Het doet er eigenlijk ook niet toe. Ook ik word vrolijk van dit festijn!

vrijdag 15 november 2013

donderdag 14 november 2013

Blij blij blij

Jij en ik
 
heel vroeg in de morgen
geen auto's op de weg
alleen jij met je mooie fiets
verder niets
jij en ik
en je lieveheersbeestjes fiets
ik en jij
blij blij blij
 
met jou op je fiets!
 
 
♥♥♥ 
 
 Lieve Noes,
 
Het is Augustus als wij samen het revalidatiecentrum binnenstappen. Weer een andere, nieuwe wereld. En voor ons beide is het spannend. De drempel was onmetelijk hoog, hoe rolstoelvriendelijk het daar ook is.
Inmiddels hebben wij samen hier vele stapjes binnengezet. Om te oefenen, om te praten, om te meten en om te beslissen. Tranen hebben er gevloeid, we hebben gelachen, wij zijn boos geweest en we hebben ons letterlijk in het zweet gewerkt.
 
Moe ben ik van het oefenen, het motiveren en de frustratie van het niet lukken.
Maar ik ben nog Blijer! Blij met jouw stralende gezichtje, blij met de overwinning en blij omdat jíj blij bent.
 

Ik hoef niet te schrijven dat ik ontzettend trots ben dat je gisteren je eerste 10, 20... ja zelfs 30 meter zelfstandig fietsend aflegde.
Samen gaan we voor meer... de 1800 meter... Op naar een echt fietspad richting school!

xx mama

maandag 4 november 2013

Een verknipte maandag

 
Maandagochtend, kwart voor zeven is het als dochterlief mij een goede morgen wenst.
Heel even denk ik nog dat ik slaap. Maar na nog een keer knipperen met mijn ogen moet ik het toch echt geloven: Mijn dochter heeft 'kappertje' gespeeld. En niet zomaar gespeeld... Maar real-life uitgevoerd.
Een gehavend koppie met haar lacht mij op deze maandagochtend toe.

 
Boos of toch lachen strijden het hardst om voorrang. Uiteindelijk besluit ik om Noes met haar eigen gedrag te confronteren. Geduldig til ik haar op en laat haar haar eigen kunstwerk in de spiegel zien. Ik leg nog kalmer uit dat het met haar trage haargroei minstens een jaar kost om weer te zorgen dat haar haar weer een beetje op lengte is.
"als ik zes jaar oud ben?" Is haar vraag op mijn antwoord op haar gedrag. Ik probeer Noes duidelijk te maken dat zes jaar al over acht weken is en dat ze meer aan zeven jaar moet denken.

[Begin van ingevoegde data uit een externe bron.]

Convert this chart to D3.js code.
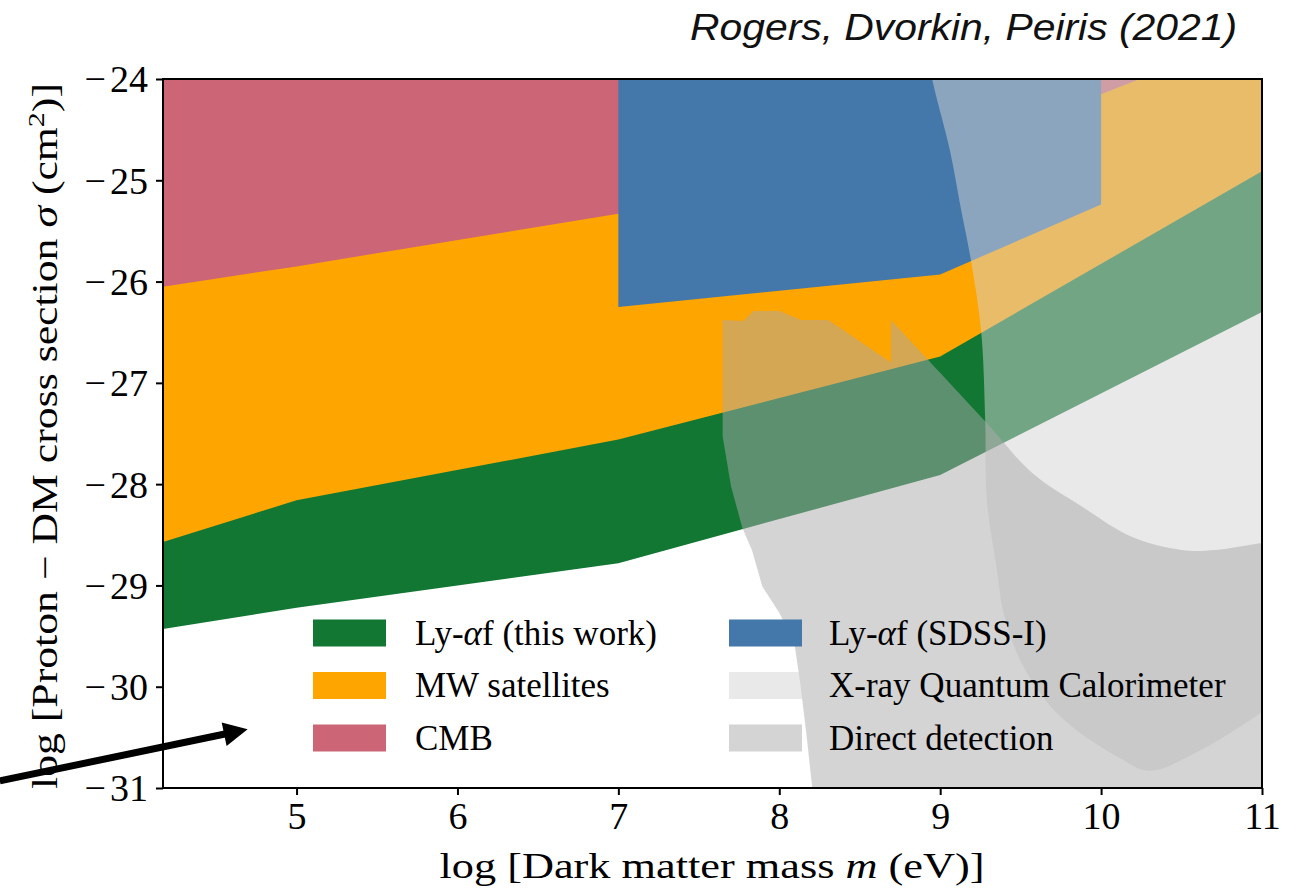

Blij klaart haar gezichtje op. Een stralende glimlach breekt door. "O...", antwoord Noes, "Dus als ik acht jaar ben, is mijn haar écht lang!".

 
Ik schud mijn hoofd en zet Noes weer op de grond. Van zo'n relativerend vermogen kan zelfs ík nog iets leren.
En zoals onlangs iemand terecht opmerkte: In huize Janse is het nooit saai!